In the early 2000s, seeking a more profitable business model AD Makepeace, the largest landowner in Eastern Massachusetts, announced it would develop its approximately 6,500 acres of land it owns in Southeastern Mass, primarily Plymouth, Carver and Wareham.

Makepeace called this its “Tihonet Mixed Use Development” or “TMUD” project.

In 2007, under MEPA Makepeace negotiated a “Special Review Procedure” for the TMUD project — environmental review “light”. In exchange, Makepeace promised to put land in conservation, develop the rest of the land as a model of “smart growth and open space” and include the public in the process with quarterly meetings. It has reneged on it all. The plan is for a 20 to 30 year “build out” of the 6,500 acres.

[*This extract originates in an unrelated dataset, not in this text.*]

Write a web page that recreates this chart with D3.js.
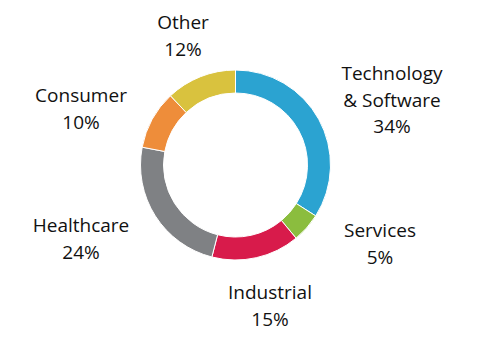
<!DOCTYPE html>
<html><head><meta charset="utf-8">
<script src="https://cdn.jsdelivr.net/npm/d3@7"></script>
<style>html,body{margin:0;padding:0;background:#fff;}svg{display:block;}</style>
</head><body>
<script>
const categories = ["Technology & Software", "Services", "Industrial", "Healthcare", "Consumer", "Other"];
const labelLines = [["Technology", "& Software"], ["Services"], ["Industrial"], ["Healthcare"], ["Consumer"], ["Other"]];
const values = [34, 5, 15, 24, 10, 12];
const colors = ["#2ba3d1", "#8bbd3e", "#d81b4b", "#7f8184", "#ee8d3a", "#d9c23e"];

const W = 480, H = 346;
const cx = 235.5, cy = 165, rOuter = 95, rInner = 72;
// label anchor (center x, first baseline y) per category
const labelPos = [[392, 80], [380, 237], [270, 299], [81, 232], [81, 102], [183, 29]];
const lineH = 26.5;

const svg = d3.select("body").append("svg").attr("width", W).attr("height", H);
const pie = d3.pie().sort(null).value(d => d)(values);
const arc = d3.arc().innerRadius(rInner).outerRadius(rOuter);
const g = svg.append("g").attr("transform", `translate(${cx},${cy})`);
g.selectAll("path").data(pie).join("path")
  .attr("d", arc)
  .attr("fill", (d, i) => colors[i])
  .attr("stroke", "#fff").attr("stroke-width", 1);

const labels = svg.append("g")
  .attr("font-family", "'Open Sans', sans-serif")
  .attr("font-size", 19).attr("fill", "#111").attr("text-anchor", "middle");
pie.forEach((d, i) => {
  const lines = labelLines[i].concat([values[i] + "%"]);
  const t = labels.append("text");
  lines.forEach((ln, j) => {
    t.append("tspan").attr("x", labelPos[i][0]).attr("y", labelPos[i][1] + j * lineH).text(ln);
  });
});
</script>
</body></html>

The TMUD area is shown on the map below:

AD Makepeace “Tihonet Mixed Use Development” (TMUD) area, 2007.

 

TMUD in 2021: Industrial sand and gravel mining, large industrial ground mounted solar installations
Source: Google Earth Pro, Oct. 2021

Fifteen years later, in 2022, the TMUD is a blighted, strip mined industrial landscape of mining operations and industrial ground mounted solar projects — not “smart growth” and “open space.”

Makepeace hasn’t donated all the required land to conservation. It sold some to the state and is claiming this is a donation that meets the company’s requirements. Makepeace is double-dipping and using the same conservation acres for different projects – Plymouth’s 200-acre strip mine, the Red Brook Development, and projects in Carver.